The young children, whose innocence is represented by nakedness, flower into unique identities that must still carry the scars of the past. Despite this past, the children press on, following the rainbow of the American dream. Ultimately, these children will learn to embrace their past, scars and all, and try to reclaim their history by "turning back the pages" to remember the lessons of previous generations.

 

In another passage, Crespin debunks the myths of "superheroes" and their perceived perfection:

 

Memory still remains where the first superhero I ever knew won the paper crown but left it on a hilltop with a story written in its crumpled folds and walked a while with his hands in his linty pockets.

 

He describes the attention and praise of these cultural superheroes as a “paper crown” that cannot stand on its own, but this spotlight is not enough to sustain these heroes. Instead, they long to express themselves by using the attention to create a story, only to leave it behind for others to find. Ultimately, despite the fawning attention and attempts at creativity, the hero walks with his hands in his pockets, which are filled with the same kind of lint we all find on occasion.

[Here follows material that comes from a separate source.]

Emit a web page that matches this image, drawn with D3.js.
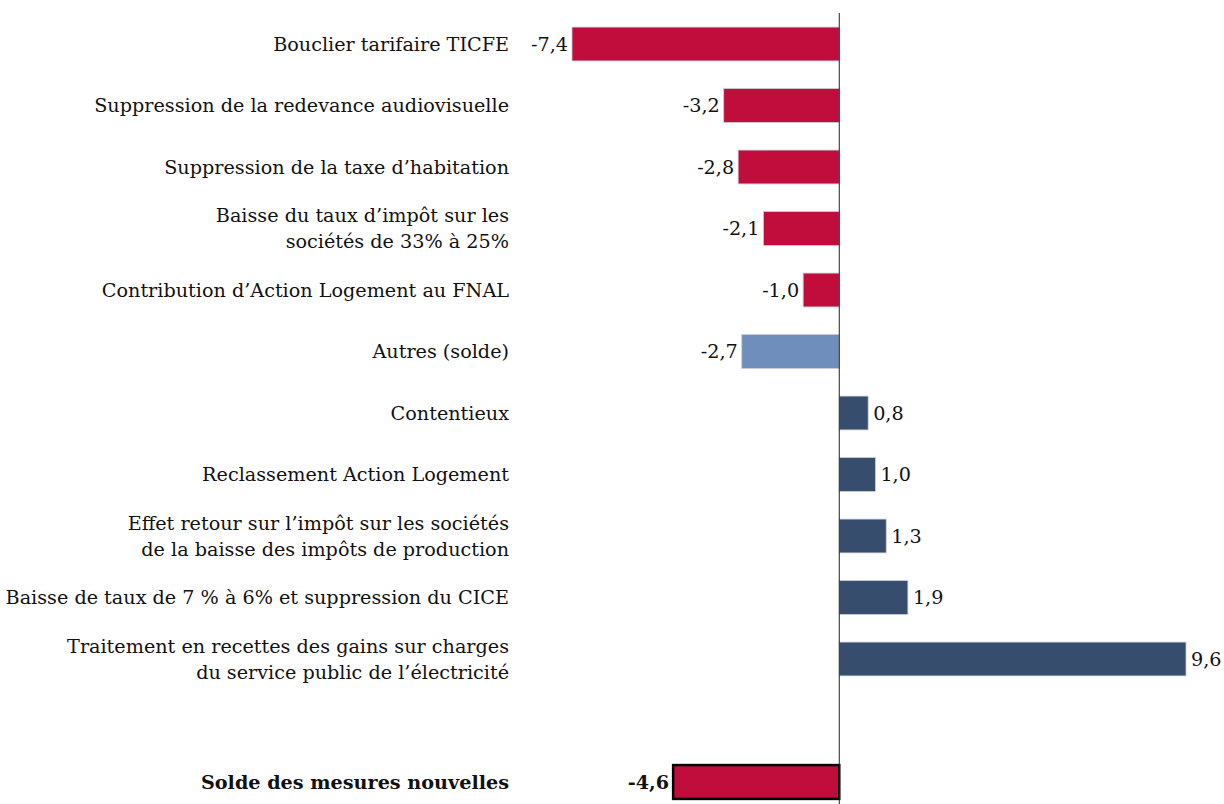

Crespin’s poetic imagery makes the metaphors effective, and the prosaic narrative holds the imagery together.

 

If you incorporate prose poetry into your writing diet, it can be both an end and a means. While you’ll certainly create some delightful poetry chock full of imagery when you let your mind off its leash, the free association of prose poetry can help generate new ideas about old characters, settings and stories, develop ideas you haven’t been able to write about, and reveal those perfect descriptions you want in your writing. So play around, you never know what you may find; new varieties of meanings can enrich all aspects of your writing.